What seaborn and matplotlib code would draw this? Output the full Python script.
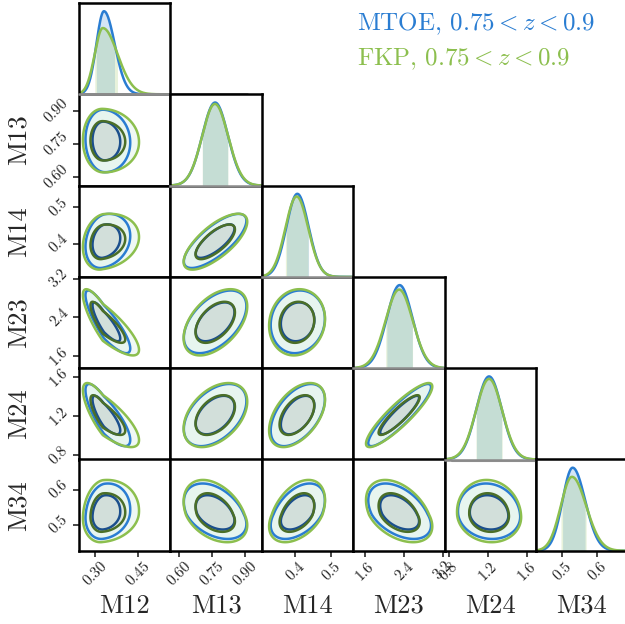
import numpy as np
import matplotlib
matplotlib.use('Agg')
import matplotlib.pyplot as plt
import seaborn as sns

# parameter names, plot ranges and ticks
params = ['M12', 'M13', 'M14', 'M23', 'M24', 'M34']
param_lims = [(0.245, 0.56), (0.56, 0.975), (0.308, 0.56), (1.35, 3.24), (0.755, 1.69), (0.425, 0.687)]
param_ticks = [[0.30, 0.45], [0.60, 0.75, 0.90], [0.4, 0.5], [1.6, 2.4, 3.2], [0.8, 1.2, 1.6], [0.5, 0.6]]
param_tick_labels = [['0.30', '0.45'], ['0.60', '0.75', '0.90'], ['0.4', '0.5'],
                     ['1.6', '2.4', '3.2'], ['0.8', '1.2', '1.6'], ['0.5', '0.6']]

# posterior summaries (mode, lower / upper width)
mtoe_mode = [0.331, 0.763, 0.406, 2.31, 1.21, 0.530]
mtoe_sig_lo = [0.026, 0.058, 0.030, 0.265, 0.130, 0.029]
mtoe_sig_hi = [0.037, 0.058, 0.031, 0.265, 0.130, 0.036]

fkp_mode = [0.327, 0.762, 0.404, 2.30, 1.21, 0.528]
fkp_sig_lo = [0.028, 0.058, 0.031, 0.28, 0.134, 0.032]
fkp_sig_hi = [0.051, 0.060, 0.032, 0.28, 0.134, 0.041]

# correlations for the lower panels, row by row: (M13,M12), (M14,M12), (M14,M13), ...
mtoe_rho = [-0.05, 0.20, 0.75, -0.85, 0.50, 0.10, -0.80, 0.45, 0.50, 0.90, 0.15, -0.40, 0.45, -0.45, -0.10]
fkp_rho = [-0.03, 0.18, 0.72, -0.83, 0.48, 0.10, -0.78, 0.42, 0.48, 0.89, 0.12, -0.38, 0.42, -0.42, -0.08]

legend_labels = ['MTOE, $0.75 < z < 0.9$', 'FKP, $0.75 < z < 0.9$']

# styles
line_col = ['#2a7dd2', '#8cbf4e']
dark_col = ['#1b4f8c', '#4b6f28']
inner_fill = '#c5d6cf'
outer_fill = '#e0f3eb'

sns.set_style('ticks')
plt.rcParams['font.family'] = 'serif'
plt.rcParams['font.serif'] = ['cmr10']
plt.rcParams['mathtext.fontset'] = 'cm'
plt.rcParams['axes.formatter.use_mathtext'] = True
plt.rcParams['axes.unicode_minus'] = False

W, H = 625, 624
x0, y0, cw, ch = 79, 3, 91.4, 91.3
n = len(params)


def cell(i, j):
    left = x0 + j * cw
    top = y0 + i * ch
    return [left / W, 1 - (top + ch) / H, cw / W, ch / H]


def to_u(x, m, sl, sh):
    return np.where(x < m, (x - m) / sl, (x - m) / sh)


def split_pdf(x, m, sl, sh):
    u = to_u(x, m, sl, sh)
    return 2.0 / (np.sqrt(2 * np.pi) * (sl + sh)) * np.exp(-0.5 * u ** 2)


sets = [(mtoe_mode, mtoe_sig_lo, mtoe_sig_hi, mtoe_rho),
        (fkp_mode, fkp_sig_lo, fkp_sig_hi, fkp_rho)]

fig = plt.figure(figsize=(W / 100, H / 100), dpi=100)
grids = [np.linspace(lo, hi, 400) for lo, hi in param_lims]


def style_axes(ax, i, j, bottom_color='black'):
    for s in ax.spines.values():
        s.set_visible(True)
        s.set_color('black')
        s.set_linewidth(1.8)
    ax.spines['bottom'].set_color(bottom_color)
    ax.tick_params(direction='out', length=4, width=1.2, labelsize=11, pad=2)
    if i == n - 1:
        ax.set_xticks(param_ticks[j])
        ax.set_xticklabels(param_tick_labels[j], rotation=45)
    else:
        ax.set_xticks([])
    if j == 0 and i > 0:
        ax.set_yticks(param_ticks[i])
        ax.set_yticklabels(param_tick_labels[i], rotation=45, va='center')
    else:
        ax.set_yticks([])


k = 0
for i in range(1, n):
    for j in range(i):
        ax = fig.add_axes(cell(i, j))
        gx, gy = np.meshgrid(grids[j], grids[i])
        for s, (mode, slo, shi, rho) in enumerate(sets):
            u = to_u(gx, mode[j], slo[j], shi[j])
            v = to_u(gy, mode[i], slo[i], shi[i])
            r = rho[k]
            q = (u ** 2 - 2 * r * u * v + v ** 2) / (1 - r ** 2)
            ax.contourf(gx, gy, q, levels=[0, 2.30, 5.99], colors=[inner_fill, outer_fill], alpha=0.5)
        for s, (mode, slo, shi, rho) in enumerate(sets):
            u = to_u(gx, mode[j], slo[j], shi[j])
            v = to_u(gy, mode[i], slo[i], shi[i])
            r = rho[k]
            q = (u ** 2 - 2 * r * u * v + v ** 2) / (1 - r ** 2)
            ax.contour(gx, gy, q, levels=[2.30, 5.99], colors=[dark_col[s], line_col[s]], linewidths=1.8)
        ax.set_xlim(param_lims[j])
        ax.set_ylim(param_lims[i])
        style_axes(ax, i, j)
        k += 1

# 1D marginals on the diagonal
for i in range(n):
    ax = fig.add_axes(cell(i, i))
    x = grids[i]
    peak = 0
    for s, (mode, slo, shi, rho) in enumerate(sets):
        d = split_pdf(x, mode[i], slo[i], shi[i])
        peak = max(peak, d.max())
        inside = (x >= mode[i] - slo[i]) & (x <= mode[i] + shi[i])
        ax.fill_between(x, 0, d, where=inside, color=line_col[s], alpha=0.2, lw=0)
    for s, (mode, slo, shi, rho) in enumerate(sets):
        d = split_pdf(x, mode[i], slo[i], shi[i])
        sns.lineplot(x=x, y=d, ax=ax, color=line_col[s], lw=1.8)
    ax.set_xlim(param_lims[i])
    ax.set_ylim(0, peak / 0.91)
    ax.set_xlabel('')
    ax.set_ylabel('')
    style_axes(ax, i, i, bottom_color='black' if i == n - 1 else '#8a8a8a')
    if i == 0:
        ax.plot([0, 1.84], [0, 0], transform=ax.transAxes, color='#8a8a8a', lw=2, clip_on=False)
    if i == 4:
        ax.plot([0.08, 1.54], [-0.015, -0.015], transform=ax.transAxes, color='#9a9a9a', lw=1.5, clip_on=False)

# axis labels
for j in range(n):
    fig.text((x0 + (j + 0.5) * cw) / W, 1 - 606 / H, params[j], fontsize=19, ha='center', va='center')
for i in range(1, n):
    fig.text(19 / W, 1 - (y0 + (i + 0.5) * ch) / H, params[i], fontsize=19, rotation=90,
             ha='center', va='center')

# legend
fig.text(357 / W, 1 - 24 / H, legend_labels[0], color=line_col[0], fontsize=18, ha='left', va='center')
fig.text(357 / W, 1 - 59 / H, legend_labels[1], color=line_col[1], fontsize=18, ha='left', va='center')

fig.savefig('out.png', dpi=100)
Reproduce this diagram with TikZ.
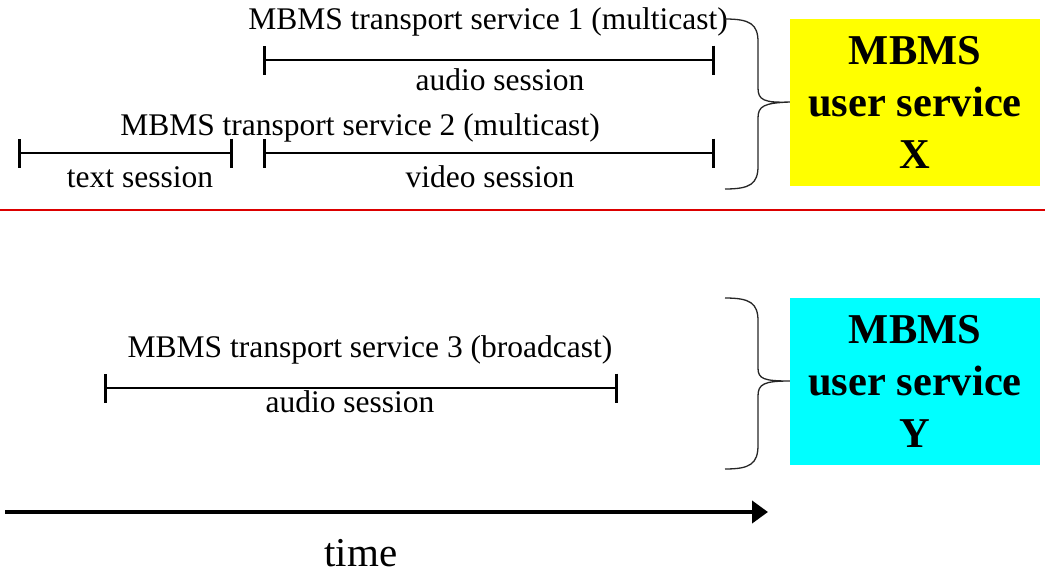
\documentclass[tikz,border=0pt]{standalone}
\usepackage{fontspec}
\setmainfont{Liberation Serif}
\usetikzlibrary{arrows.meta}
\definecolor{sepred}{RGB}{220,0,0}
\definecolor{boxyellow}{RGB}{255,255,0}
\definecolor{boxcyan}{RGB}{0,255,255}
\begin{document}
\begin{tikzpicture}[x=1pt,y=-1pt,
  seg/.style={line width=2.8pt,{Bar[width=29pt]}-{Bar[width=29pt]}},
  lbl/.style={inner sep=0pt,font=\fontsize{31.5}{33}\selectfont},
  usrv/.style={align=center,inner sep=0pt,minimum width=250pt,minimum height=167pt,font=\fontsize{42.5}{52}\selectfont\bfseries},
  brc/.style={line width=1.3pt,draw=black!85}]
\useasboundingbox (0,0) rectangle (1045,584);
% transport service 1
\coordinate (a1) at (263,60);
\coordinate (a2) at (715,60);
\draw[seg] (a1) -- (a2);
\node[lbl] (t1) at (488,22) {MBMS transport service 1 (multicast)};
\node[lbl] (s1) at (500,80) {audio session};
% transport service 2
\coordinate (b1) at (18,153);
\coordinate (b2) at (233,153);
\coordinate (b3) at (263,153);
\coordinate (b4) at (715,153);
\draw[seg] (b1) -- (b2);
\draw[seg] (b3) -- (b4);
\node[lbl] (t2) at (360,128) {MBMS transport service 2 (multicast)};
\node[lbl] (s2) at (140,177) {text session};
\node[lbl] (s3) at (490,177) {video session};
% user service X
\node[usrv,fill=boxyellow] (X) at (915,102) {MBMS\\user service\\X};
\draw[brc] (725,19) .. controls (750,19) and (758,24) .. (758,42) -- (758,88)
  .. controls (758,100) and (764,103) .. (X.west)
  .. controls (764,103) and (758,106) .. (758,118) -- (758,166)
  .. controls (758,184) and (750,189) .. (725,189);
% separator
\draw[line width=1.2pt,sepred] (0,210) -- (1045,210);
% transport service 3
\coordinate (c1) at (104,388);
\coordinate (c2) at (618,388);
\draw[seg] (c1) -- (c2);
\node[lbl] (t3) at (370,350) {MBMS transport service 3 (broadcast)};
\node[lbl] (s4) at (350,402) {audio session};
% user service Y
\node[usrv,fill=boxcyan] (Y) at (915,381) {MBMS\\user service\\Y};
\draw[brc] (725,298) .. controls (750,298) and (758,303) .. (758,321) -- (758,368)
  .. controls (758,379) and (764,381) .. (Y.west)
  .. controls (764,381) and (758,384) .. (758,396) -- (758,445)
  .. controls (758,464) and (750,469) .. (725,469);
% time axis
\coordinate (ts) at (5,512);
\coordinate (te) at (768,512);
\draw[line width=4.8pt,-{Triangle[length=16pt,width=22pt]}] (ts) -- (te);
\node[inner sep=0pt,font=\fontsize{41}{43}\selectfont] (time) at (361,553) {time};
\end{tikzpicture}
\end{document}
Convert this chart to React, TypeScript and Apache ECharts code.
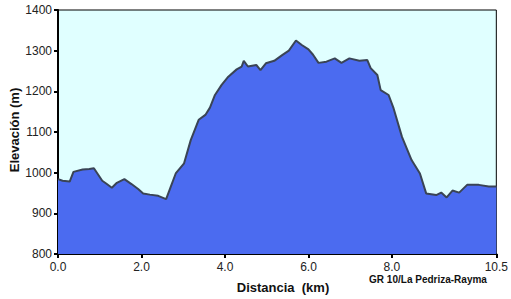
__________________________________________________
*Problem statement*:
Can the lines from the start of the records through the line with "mtoe_sig_hi = [0.037, 0.058, 0.031, 0.265, 0.130, 0.036]" be given again exactly, with the pictures left out?

*Complete output*:
What seaborn and matplotlib code would draw this? Output the full Python script.
import numpy as np
import matplotlib
matplotlib.use('Agg')
import matplotlib.pyplot as plt
import seaborn as sns

# parameter names, plot ranges and ticks
params = ['M12', 'M13', 'M14', 'M23', 'M24', 'M34']
param_lims = [(0.245, 0.56), (0.56, 0.975), (0.308, 0.56), (1.35, 3.24), (0.755, 1.69), (0.425, 0.687)]
param_ticks = [[0.30, 0.45], [0.60, 0.75, 0.90], [0.4, 0.5], [1.6, 2.4, 3.2], [0.8, 1.2, 1.6], [0.5, 0.6]]
param_tick_labels = [['0.30', '0.45'], ['0.60', '0.75', '0.90'], ['0.4', '0.5'],
                     ['1.6', '2.4', '3.2'], ['0.8', '1.2', '1.6'], ['0.5', '0.6']]

# posterior summaries (mode, lower / upper width)
mtoe_mode = [0.331, 0.763, 0.406, 2.31, 1.21, 0.530]
mtoe_sig_lo = [0.026, 0.058, 0.030, 0.265, 0.130, 0.029]
mtoe_sig_hi = [0.037, 0.058, 0.031, 0.265, 0.130, 0.036]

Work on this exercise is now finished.